_Set task_:
The lines from the top of the material through the line with "0.50, 0.55, 0.60, 0.65, 0.70, 0.75, 0.80, 0.85, 0.90, 0.95];" are to be set down exactly. Leave the pictures out.

_Provided data_:
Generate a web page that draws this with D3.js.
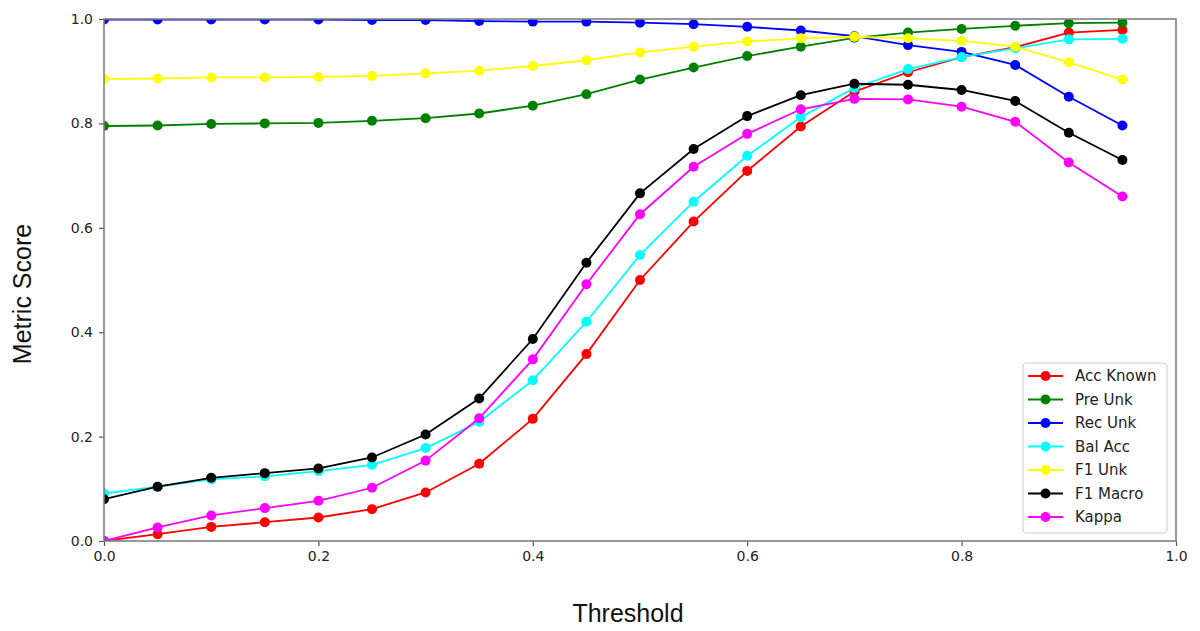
<!DOCTYPE html>
<html>
<head>
<meta charset="utf-8">
<script src="https://cdn.jsdelivr.net/npm/d3@7"></script>
<style>
  html, body { margin: 0; padding: 0; background: #fff; }
  svg { display: block; }
</style>
</head>
<body>
<svg id="chart" width="1200" height="631"></svg>
<script>
// Threshold sweep values
const thresholds = [0.00, 0.05, 0.10, 0.15, 0.20, 0.25, 0.30, 0.35, 0.40, 0.45,
                    0.50, 0.55, 0.60, 0.65, 0.70, 0.75, 0.80, 0.85, 0.90, 0.95];

const accKnown = [0.000, 0.013, 0.027, 0.036, 0.045, 0.061, 0.093, 0.148, 0.234, 0.358,
                  0.500, 0.612, 0.709, 0.794, 0.861, 0.898, 0.927, 0.946, 0.974, 0.979];
const preUnk   = [0.795, 0.796, 0.799, 0.800, 0.801, 0.805, 0.810, 0.819, 0.834, 0.856,
                  0.884, 0.907, 0.929, 0.947, 0.964, 0.974, 0.981, 0.987, 0.992, 0.993];
const recUnk   = [0.999, 0.999, 0.999, 0.999, 0.999, 0.998, 0.998, 0.996, 0.995, 0.995,
                  0.993, 0.990, 0.985, 0.978, 0.967, 0.950, 0.937, 0.912, 0.851, 0.796];
const balAcc   = [0.091, 0.104, 0.118, 0.124, 0.134, 0.146, 0.178, 0.228, 0.308, 0.420,
                  0.548, 0.650, 0.738, 0.812, 0.868, 0.904, 0.927, 0.944, 0.961, 0.962];
const f1Unk    = [0.885, 0.886, 0.888, 0.888, 0.889, 0.891, 0.896, 0.901, 0.910, 0.921,
                  0.936, 0.947, 0.957, 0.963, 0.966, 0.963, 0.958, 0.947, 0.917, 0.884];
const f1Macro  = [0.080, 0.104, 0.121, 0.130, 0.139, 0.160, 0.204, 0.273, 0.387, 0.533,
                  0.666, 0.751, 0.814, 0.854, 0.876, 0.874, 0.864, 0.843, 0.782, 0.730];
const kappa    = [0.000, 0.026, 0.049, 0.063, 0.077, 0.102, 0.154, 0.235, 0.348, 0.492,
                  0.626, 0.717, 0.780, 0.827, 0.847, 0.846, 0.832, 0.803, 0.725, 0.660];

const seriesNames  = ["Acc Known", "Pre Unk", "Rec Unk", "Bal Acc", "F1 Unk", "F1 Macro", "Kappa"];
const seriesValues = [accKnown, preUnk, recUnk, balAcc, f1Unk, f1Macro, kappa];
const seriesColors = ["#ff0000", "#008000", "#0000ff", "#00ffff", "#ffff00", "#000000", "#ff00ff"];

const xTicks = [0.0, 0.2, 0.4, 0.6, 0.8, 1.0];
const yTicks = [0.0, 0.2, 0.4, 0.6, 0.8, 1.0];

const xTitle = "Threshold";
const yTitle = "Metric Score";

// Layout
const plot = { left: 104, right: 1176, top: 19, bottom: 541 };

const svg = d3.select("#chart");

const x = d3.scaleLinear().domain([0, 1]).range([plot.left, plot.right]);
const y = d3.scaleLinear().domain([0, 1]).range([plot.bottom, plot.top]);

svg.append("defs").append("clipPath").attr("id", "plot-clip")
  .append("rect")
  .attr("x", plot.left).attr("y", plot.top)
  .attr("width", plot.right - plot.left)
  .attr("height", plot.bottom - plot.top);

// Series lines with round markers
const line = d3.line()
  .x((d, i) => x(thresholds[i]))
  .y(d => y(d));

const plotG = svg.append("g").attr("clip-path", "url(#plot-clip)");

seriesValues.forEach((vals, k) => {
  const g = plotG.append("g");
  g.append("path")
    .datum(vals)
    .attr("d", line)
    .attr("fill", "none")
    .attr("stroke", seriesColors[k])
    .attr("stroke-width", 1.8);
  g.selectAll("circle")
    .data(vals)
    .join("circle")
    .attr("cx", (d, i) => x(thresholds[i]))
    .attr("cy", d => y(d))
    .attr("r", 5)
    .attr("fill", seriesColors[k]);
});

// Axes
const tickFont = "DejaVu Sans, sans-serif";

const xAxis = d3.axisBottom(x).tickValues(xTicks).tickFormat(d3.format(".1f"))
  .tickSize(5).tickPadding(5);
const yAxis = d3.axisLeft(y).tickValues(yTicks).tickFormat(d3.format(".1f"))
  .tickSize(5).tickPadding(6);

const gx = svg.append("g").attr("transform", `translate(0,${plot.bottom})`).call(xAxis);
const gy = svg.append("g").attr("transform", `translate(${plot.left},0)`).call(yAxis);

[gx, gy].forEach(g => {
  g.select(".domain").remove();
  g.selectAll(".tick line").attr("stroke", "#555").attr("stroke-width", 1.2);
  g.selectAll(".tick text")
    .attr("fill", "#222")
    .style("font-family", tickFont)
    .style("font-size", "14px");
});

// Frame
svg.append("rect")
  .attr("x", plot.left).attr("y", plot.top)
  .attr("width", plot.right - plot.left)
  .attr("height", plot.bottom - plot.top)
  .attr("fill", "none")
  .attr("stroke", "#808080")
  .attr("stroke-width", 1.6);

// Axis titles
svg.append("text")
  .attr("x", (plot.left + plot.right) / 2 - 12)
  .attr("y", 622)
  .attr("text-anchor", "middle")
  .style("font-family", "Liberation Sans, Arial, sans-serif")
  .style("font-size", "25px")
  .attr("fill", "#111")
  .text(xTitle);

svg.append("text")
  .attr("transform", `translate(31,${(plot.top + plot.bottom) / 2 + 14}) rotate(-90)`)
  .attr("text-anchor", "middle")
  .style("font-family", "Liberation Sans, Arial, sans-serif")
  .style("font-size", "25px")
  .attr("fill", "#111")
  .text(yTitle);

// Legend
const legend = { x: 1023, y: 363, w: 144, h: 170, rowTop: 376, rowGap: 23.5 };
const lg = svg.append("g");
lg.append("rect")
  .attr("x", legend.x).attr("y", legend.y)
  .attr("width", legend.w).attr("height", legend.h)
  .attr("rx", 3)
  .attr("fill", "#fff")
  .attr("fill-opacity", 0.8)
  .attr("stroke", "#cccccc")
  .attr("stroke-width", 1);

seriesNames.forEach((name, k) => {
  const cy = legend.rowTop + k * legend.rowGap;
  lg.append("line")
    .attr("x1", 1028).attr("x2", 1063)
    .attr("y1", cy).attr("y2", cy)
    .attr("stroke", seriesColors[k]).attr("stroke-width", 1.8);
  lg.append("circle")
    .attr("cx", 1045.5).attr("cy", cy).attr("r", 5)
    .attr("fill", seriesColors[k]);
  lg.append("text")
    .attr("x", 1075).attr("y", cy)
    .attr("dy", "0.36em")
    .style("font-family", tickFont)
    .style("font-size", "15px")
    .attr("fill", "#222")
    .text(name);
});
</script>
</body>
</html>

_Response to this task_:
Generate a web page that draws this with D3.js.
<!DOCTYPE html>
<html>
<head>
<meta charset="utf-8">
<script src="https://cdn.jsdelivr.net/npm/d3@7"></script>
<style>
  html, body { margin: 0; padding: 0; background: #fff; }
  svg { display: block; }
</style>
</head>
<body>
<svg id="chart" width="1200" height="631"></svg>
<script>
// Threshold sweep values
const thresholds = [0.00, 0.05, 0.10, 0.15, 0.20, 0.25, 0.30, 0.35, 0.40, 0.45,
                    0.50, 0.55, 0.60, 0.65, 0.70, 0.75, 0.80, 0.85, 0.90, 0.95];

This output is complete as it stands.